Like the titel says, do you really need a mid grit stones? Isn't it enough to go from 1K to 5-6K finishing stone?

I want to know how you think about it. For me I have done both and I don't feel that much of difference after strop.


----------



## daveb (Jun 19, 2017)

I consider 1 to 2K a mid grit. No problem going from 400ish, to 1 or 2K to finish.

What are you thinking about as "mid" grit?


----------



## mqphoto (Jun 19, 2017)

2-4K?


----------



## Noodle Soup (Jun 19, 2017)

Heck, I usually go 400-1000-2000 and quit. If I'm in a hurry and the knife isn't too dull, just the 1000.


----------



## Krassi (Jun 19, 2017)

Hi!

Well i go from 1k to 8k, back to 3-5k jnat, and ... well no Problem. Everything beyond 4-5K is maniac lavel.. well did i mention iam am maniac? Well now you know  7 new Jnats incoming in some days 

But i use the same style like watanabe (everything he told me is working as intended)
.. 1k Ai1000 and Kitayama.. that jump is no Jump.. i allways put my Aizu jnat in between because its so awesome or maybe use a 2k GLasstone and try my Ikarashi.. well i love to jump back and forth.. the knife is super sharp after all this jumping but thats only cosmetic for me to make the finish good and remove all scratches and then i set a microbevel with a suita jnat pn a sharpening system to make it really sharp because with freehand its only parkinson wobbeling for me and i gave up on that.

TL/TR (+ to much jnat blablablaaaaa)
1k to 8 no problem sir! 

.. and stay synthetic in this range.. naturals are fun in this range but more fun.. ok i could end with my aizu and it has the optimal kitchenknife sharpness but as i told you i am a maniac .muahahaha (super villain laughing of doom 3000) 

seeya Daniel


----------



## Marcelo Amaral (Jun 19, 2017)

For double edged blades, you'll need a middle grit (1k-2k) and a finer stone, unless you are doing a repair. In that case, you'll need a coarse stone too. 
You can use as many stones as you like if you are sharpening for fun, but that's not a necessity. 

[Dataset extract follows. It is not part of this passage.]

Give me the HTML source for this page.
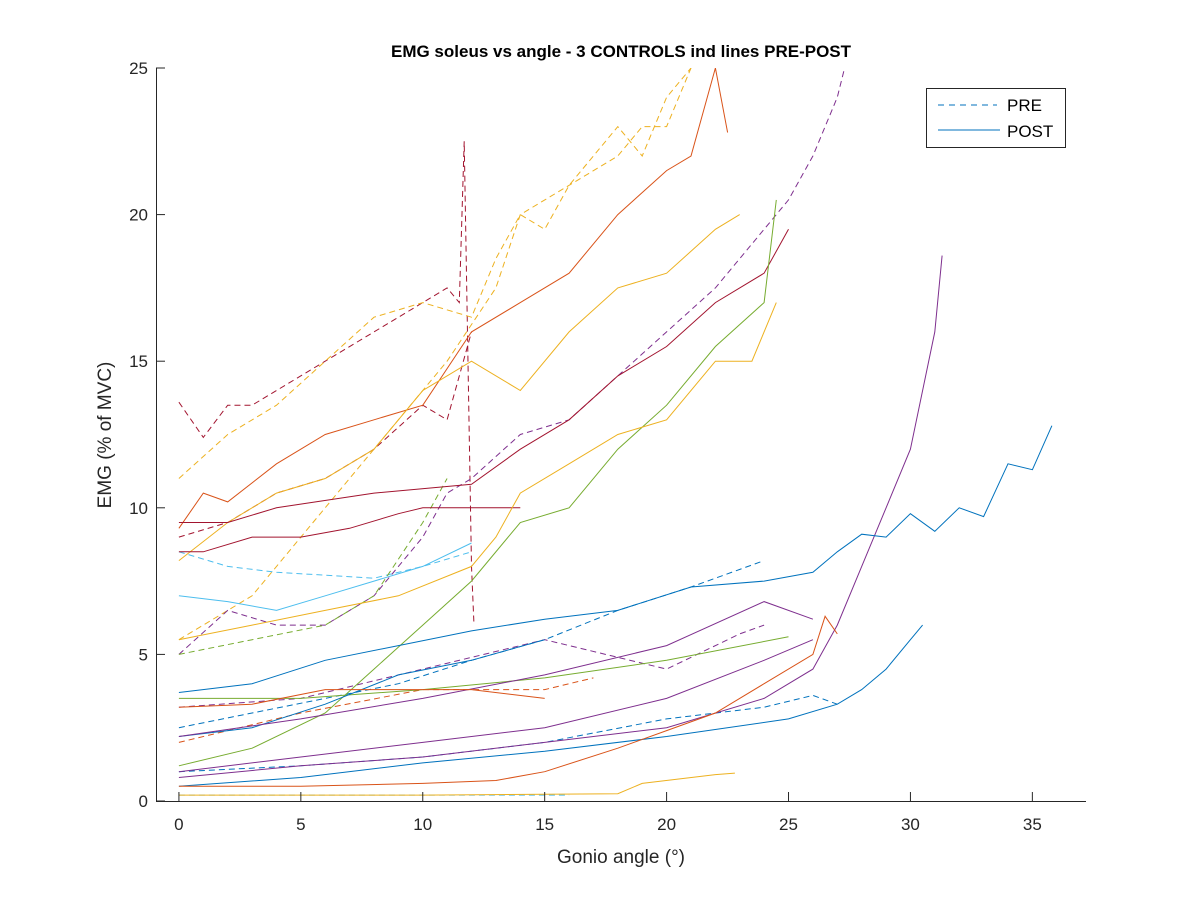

http://www.kitchenknifeforums.com/s...e-stones-in-your-progression?highlight=stones


----------



## Von blewitt (Jun 19, 2017)

I finish my knives on a 3k


----------



## daveb (Jun 19, 2017)

I like 6K a lot, synthetic aoto for gyutos a lot, hell I "finish" co-workers knives on a JNS 300 and they're sharper than they've ever been.:cool2:

Sometimes I think that the number of stones is analogous to the number of duck decoys being put out. I like the minimum that will get the job done. Everything extra is another opportunity for things to go wrong.


----------



## labor of love (Jun 19, 2017)

@daveb do you have a preference for finishing grit based on whether or not the knife is stainless?


----------



## XooMG (Jun 19, 2017)

for sharpening, opposed to polishing, a 1-6k jump is perfectly reasonable. the edge should be thin enough that relative local pressure will be high and there's no real need to slowly take out course scratches. As surface area increases in wide bevel polishing, it gets harder and harder to take out scratches with fine stones, and a gradual progression helps.


----------



## K813zra (Jun 19, 2017)

I would think one would need a mid grit in the sense that as was mentioned, a 1k is a mid grit. I don't really like the idea of going from 120-320 to 5-8k. Not so much if you mean putting something between your 1k and your finishing stone. I, like a few others, rarely ever go past 3-5k and closer to 3k. Even with naturals I stick with the mid grit range. Aizu is typically my top end. 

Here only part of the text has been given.